Une meilleure représentativité des femmes
La composition des CGP a pris en compte l’aspect genre. Le cas le plus illustratif est la désignation de Mme Gisèle Tsangue, maire de la commune de Babadjou, au poste de président du CGP des monts Bamboutos. Elle a reçu la confiance de ses pairs qui ont mis en avant son expérience comme ingénieur général des eaux, forêts et chasses. L’on remarque également la percée de la femme Mbororo avec le choix porté sur Mme Ahi Djamilatou de la commune de Batcham. Il s’agit de l’aboutissement d’un travail de terrain mené par Rainforest Alliance pour promouvoir le leadership féminin et faire progresser les droits des femmes.
L’objectif était d’atteindre un quota d’au moins 30% de femmes au sein des différentes instances de prise de décision. Huit femmes ont ainsi été désignées de part et d’autre lors des ateliers de Bafoussam et Bana. L’intérêt d’impliquer la femme est justifié par le fait que la plupart des activités au sein de ces paysages sont majoritairement menées par les femmes, même si elles ont peu de parcelles, à en croire le chef supérieur Bana, Sa Majesté Sinkam Happi V.

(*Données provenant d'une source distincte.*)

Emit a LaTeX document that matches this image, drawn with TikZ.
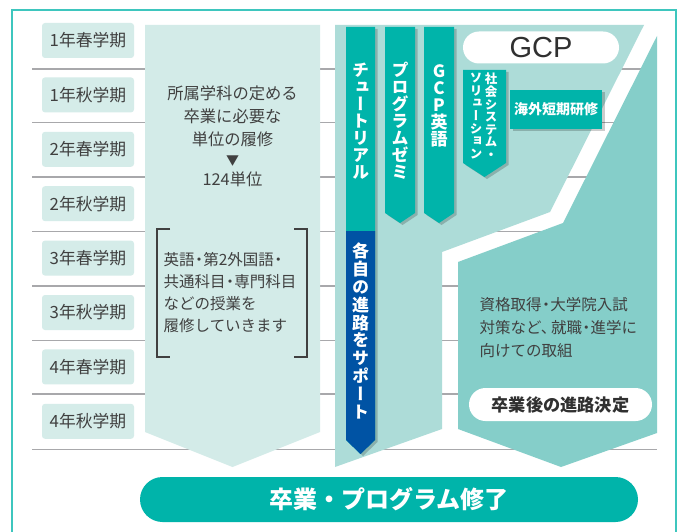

Deux refuges de biodiversité à sauver
Selon le directeur Afrique centrale de Rainforest Alliance, Nadège Nzoyem, les CGP désormais opérationnels sont des « structures pionnières » qui pourront servir de référence et inspirer l’implémentation des activités concourant à la durabilité (environnementale et sociale) des autres paysages du Cameroun. Le choix porté sur les paysages des monts Bamboutos et des monts Bana-Bangangté-Bangou n’est pas anodin. Ce sont deux refuges de biodiversité. Les monts Bamboutos par exemple constituent un château d’eau sous-régional, avec une contribution à 60% aux besoins en eau des habitants pendant la saison sèche.Les vallées escarpées des monts Bana-Bangangté-Bangou quant à elles, constituent une opportunité écotouristique à capitaliser et à préserver, selon le maire de la commune de Bangangté, Eric Aimé Niat. Ces paysages assurent également la régulation du climat de ces zones et facilitent la pratique de l’agriculture et de l’élevage. En outre, ils fournissent des biens et services écosystémiques et participent au maintien de l’écosystème et du microclimat de ces zones. Toutefois, les paysages et le couvert forestier de ces monts sont menacés par les activités humaines, notamment la conversion des forêts en terres agricoles, le besoin accru des pâturages pour les animaux, la croissance démographique, la pollution des eaux superficielles ou souterraines…
La mise en place des CGP s’inscrit dans le cadre du projet « Eliminer les obstacles à la conservation de la biodiversité, à la restauration des terres et à la gestion durable des forêts par la gestion communautaire des paysages ». Le projet COBALAM (en anglais) est mis en œuvre sur la période 2020-2025 par Rainforest Alliance, en partenariat avec ONU-Environnement et le ministère camerounais de l’Environnement, de la Protection de la nature et du Développement durable (MINEPDED). Le financement est assuré par Global Environment Facility (GEF) ou Fonds pour l’Environnement Mondial (FEM).